It’s been absolutely wild around the job site lately. We’ve been on the countdown to obtain all the city inspections and pass things for the Certificate of Occupancy and there’s been just myriad problems daily. We’re both working long hours with no breaks for days off.
Since last time, I lost my phone on the job and then someone stole it so I had to buy a cheap replacement. I figured losing one $700 phone was enough. I am not all that pleased with the replacement and you must bear with poor quality photos until I get back to my regular digital camera which I left in WI. Now I know why the huge difference in cell phone prices. The new one doesn’t appear to have image stabilization either, so I end up tossing half of the photos out as totally unusable.
I have been totally on the punch list end of things now for about two weeks and putting in way more hours than I ever intended. I have an Excel sheet I work from to fill in while I’m in the unit; then after doing so many my eyes swim from looking for defects, I go into the office and type and print them for posting in each unit. I am known on the floor as the blue tape lady that everyone hates to see coming! By now I have nearly all the units finished but I’m still working on the common areas and ancillary rooms. Once the subs do the corrections I will check the units again and then also do them again after final clean, which has already also started. I am also in charge of running that crew and checking on their work.
Much has been accomplished this week but I
wasn’t able to get many up to date photos with all that is going on. For three days, I was running a three-guy team of temp workers doing all the grunt, oddball work of cleanup and pickup, vacuuming endless hallways of newly laid carpet, etc. I’m glad that’s over; dealing with mindless and mostly lazy workers was worse than herding cats as they say.
In between all this commotion, our daughter Rachael got married to Eric in a private ceremony at the courthouse where they live in Texas. They did however, dress up and had professional photos taken and they looked stunning. They seem over the moon so we are very happy for them.
That’s about it for now but I will follow up soon (I hope) with some further finished pictures as the building is finally finalized and furnished. We are getting so anxious to finally get this over with and leave Yuma; you have no idea!
Saturday, January 6, 2018
My title refers to several items, one of which is that I haven’t meant for this update to be so late. All I got for Christmas, actually a week before, was terribly sick with the flu which has morphed into something the doctors don’t know what it is (bronchitis, pneumonia?) which keeps me coughing and so lacking in energy it’s all I can do to make it through the day without spending half of it in bed. I never get the flu so it was surprising this year when Marc got it and promptly passed it along to me a couple days later. Even the tough guy landed in bed and missed work. All I know, is that it seems since arriving in Yuma I’ve been nothing but sick. Can one be sick of being sick??
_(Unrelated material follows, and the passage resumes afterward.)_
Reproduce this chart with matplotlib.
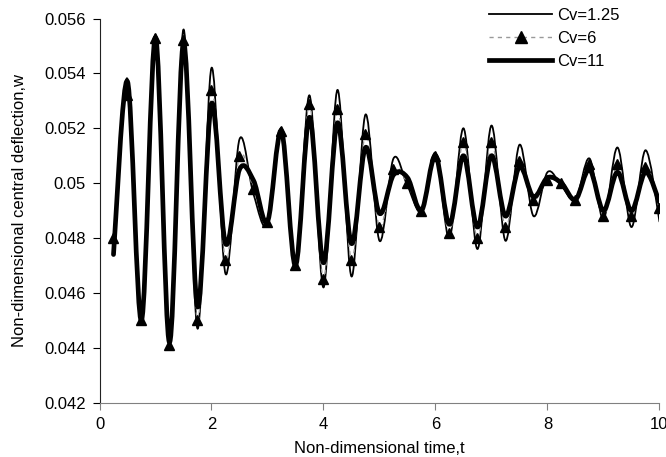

Given diligent advertising this season and managing lots of looky-loos, the miracle finally happened that a buyer came forth (finally) for our lot. A week later it was closed and all the worry and expense of that is off our backs. We’ll hope all goes well on that since we are carrying the financing for up to ten years but at least by offering non-qualifying owner terms I am convinced it helped it sell. Once this project is finalized, our ties to Yuma will be gone and I for one, do not wish to ever return. I am tired of the heat, the dust, unending desert and the lack of green and water. Put me back in the forest where I am most comfortable!The project is making leaps and bounds to being finished and Marc is hopeful that can occur by late January. I still have yet to start any of the punch list portion of my job so I’m still just the clean-up as my depleted body will allow me. I suspect it will be February sometime when we make our move to the next project, in Mesquite, NV. Somewhere in there, Marc is due a vacation but we don’t as yet have a time frame. We intend to take the small RV somewhere along the coast and do some clamming and crabbing, our favorite pastime. By the end of March I should be up to my mother’s in Bend until I head my buggy east for WI in late April.
Despite the difficulties of our job-site living, the winter seems to be flying by. Not having enjoyed any of it however, I am seriously questioning if it pays for me to come west next winter or just to hunker down at home. The travel west is boring and difficult by myself with the cats, and I miss my home and low-key lifestyle that is rural Wisconsin. Surprisingly, I now also miss having weather—endless sunshine and warmth is not appealing to me as a steady diet. When it’s 80 degrees in January, supposedly Yuma’s “coldest” month, what’s left for the rest of the year?
I miss hearing downpours on the roof and against the windows, dark clouds scudding across a low sky, the fresh taste and utter quiet of a newly fallen snow. I miss hearing crickets at night, and frogs, and the feel of humidity in my nasal passages and against dry skin. I miss my flower garden, my veggie garden and watching the 30 or so birds that come to visit the feeder and bird bath daily. I miss porch sittin’ with a cold drink watching the traffic go by—often farmers on their tractors. I just wish I could stay home. As bad as it is for me I know it must be ten times worse for Marc, who never gets a day off, a break from the stress of the project, or to see home for any appreciable length of time.
At least we made a giant stride towards getting closer to home by being able to sell the lot, so for that, we are eternally thankful.